--- Start of Data ---

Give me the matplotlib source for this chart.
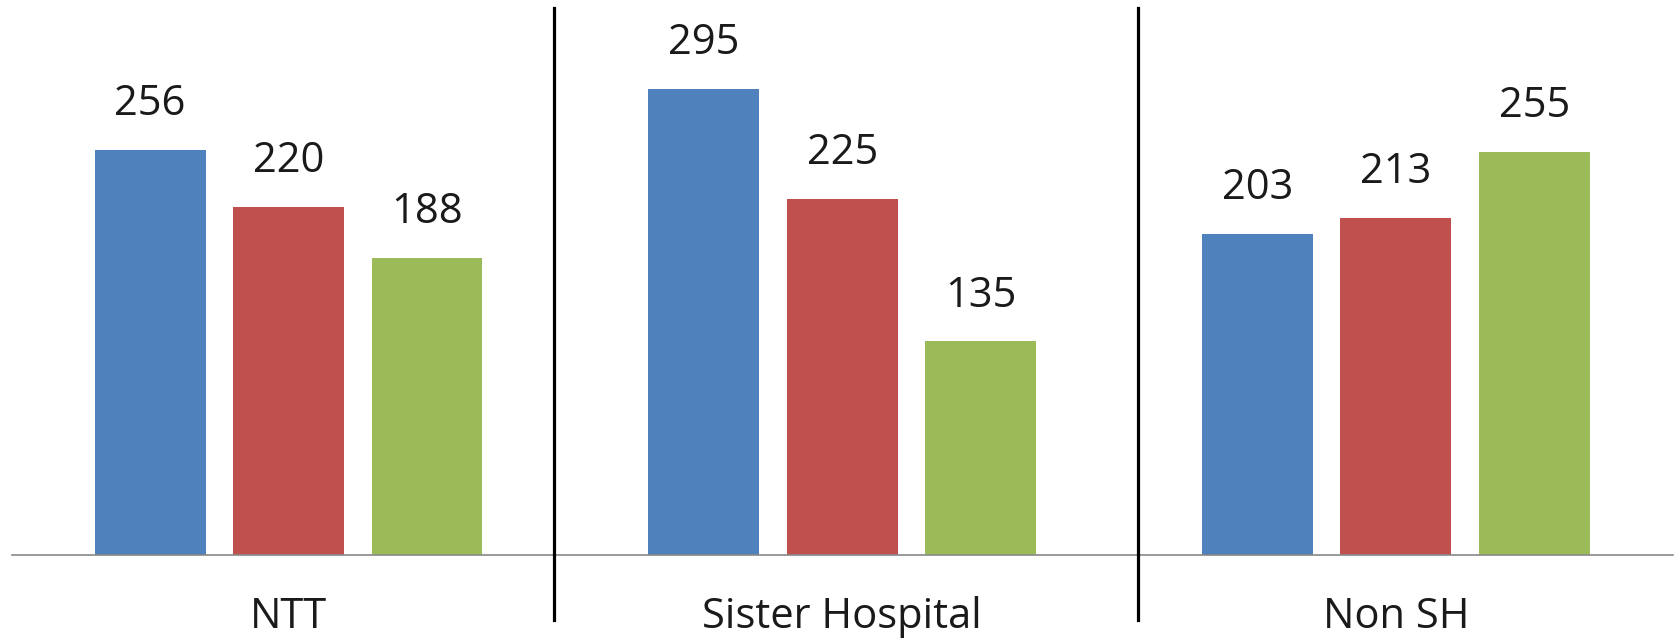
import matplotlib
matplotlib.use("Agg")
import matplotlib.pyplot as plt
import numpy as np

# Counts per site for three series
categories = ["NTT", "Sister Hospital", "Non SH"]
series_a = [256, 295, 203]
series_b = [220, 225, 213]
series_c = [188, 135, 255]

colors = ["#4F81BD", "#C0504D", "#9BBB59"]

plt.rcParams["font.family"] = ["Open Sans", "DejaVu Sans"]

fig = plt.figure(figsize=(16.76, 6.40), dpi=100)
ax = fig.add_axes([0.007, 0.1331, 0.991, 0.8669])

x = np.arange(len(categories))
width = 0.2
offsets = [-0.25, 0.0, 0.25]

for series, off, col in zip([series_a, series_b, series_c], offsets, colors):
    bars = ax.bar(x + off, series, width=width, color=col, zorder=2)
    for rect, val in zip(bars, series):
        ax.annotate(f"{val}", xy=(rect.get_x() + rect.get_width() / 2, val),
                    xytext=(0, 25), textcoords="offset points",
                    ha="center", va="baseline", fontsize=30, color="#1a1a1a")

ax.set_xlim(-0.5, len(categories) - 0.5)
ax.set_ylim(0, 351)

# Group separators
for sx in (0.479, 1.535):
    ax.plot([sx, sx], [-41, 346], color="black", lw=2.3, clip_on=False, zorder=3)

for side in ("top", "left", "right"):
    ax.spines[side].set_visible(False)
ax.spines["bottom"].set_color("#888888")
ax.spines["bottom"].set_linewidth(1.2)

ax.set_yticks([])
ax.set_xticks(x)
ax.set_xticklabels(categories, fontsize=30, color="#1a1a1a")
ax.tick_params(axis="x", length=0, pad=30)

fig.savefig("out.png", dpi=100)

--- End of Data ---

- [Directive]
Except for the pictures, copy the material above exactly.

- [Task answer]
Give me the matplotlib source for this chart.
import matplotlib
matplotlib.use("Agg")
import matplotlib.pyplot as plt
import numpy as np

# Counts per site for three series
categories = ["NTT", "Sister Hospital", "Non SH"]
series_a = [256, 295, 203]
series_b = [220, 225, 213]
series_c = [188, 135, 255]

colors = ["#4F81BD", "#C0504D", "#9BBB59"]

plt.rcParams["font.family"] = ["Open Sans", "DejaVu Sans"]

fig = plt.figure(figsize=(16.76, 6.40), dpi=100)
ax = fig.add_axes([0.007, 0.1331, 0.991, 0.8669])

x = np.arange(len(categories))
width = 0.2
offsets = [-0.25, 0.0, 0.25]

for series, off, col in zip([series_a, series_b, series_c], offsets, colors):
    bars = ax.bar(x + off, series, width=width, color=col, zorder=2)
    for rect, val in zip(bars, series):
        ax.annotate(f"{val}", xy=(rect.get_x() + rect.get_width() / 2, val),
                    xytext=(0, 25), textcoords="offset points",
                    ha="center", va="baseline", fontsize=30, color="#1a1a1a")

ax.set_xlim(-0.5, len(categories) - 0.5)
ax.set_ylim(0, 351)

# Group separators
for sx in (0.479, 1.535):
    ax.plot([sx, sx], [-41, 346], color="black", lw=2.3, clip_on=False, zorder=3)

for side in ("top", "left", "right"):
    ax.spines[side].set_visible(False)
ax.spines["bottom"].set_color("#888888")
ax.spines["bottom"].set_linewidth(1.2)

ax.set_yticks([])
ax.set_xticks(x)
ax.set_xticklabels(categories, fontsize=30, color="#1a1a1a")
ax.tick_params(axis="x", length=0, pad=30)

fig.savefig("out.png", dpi=100)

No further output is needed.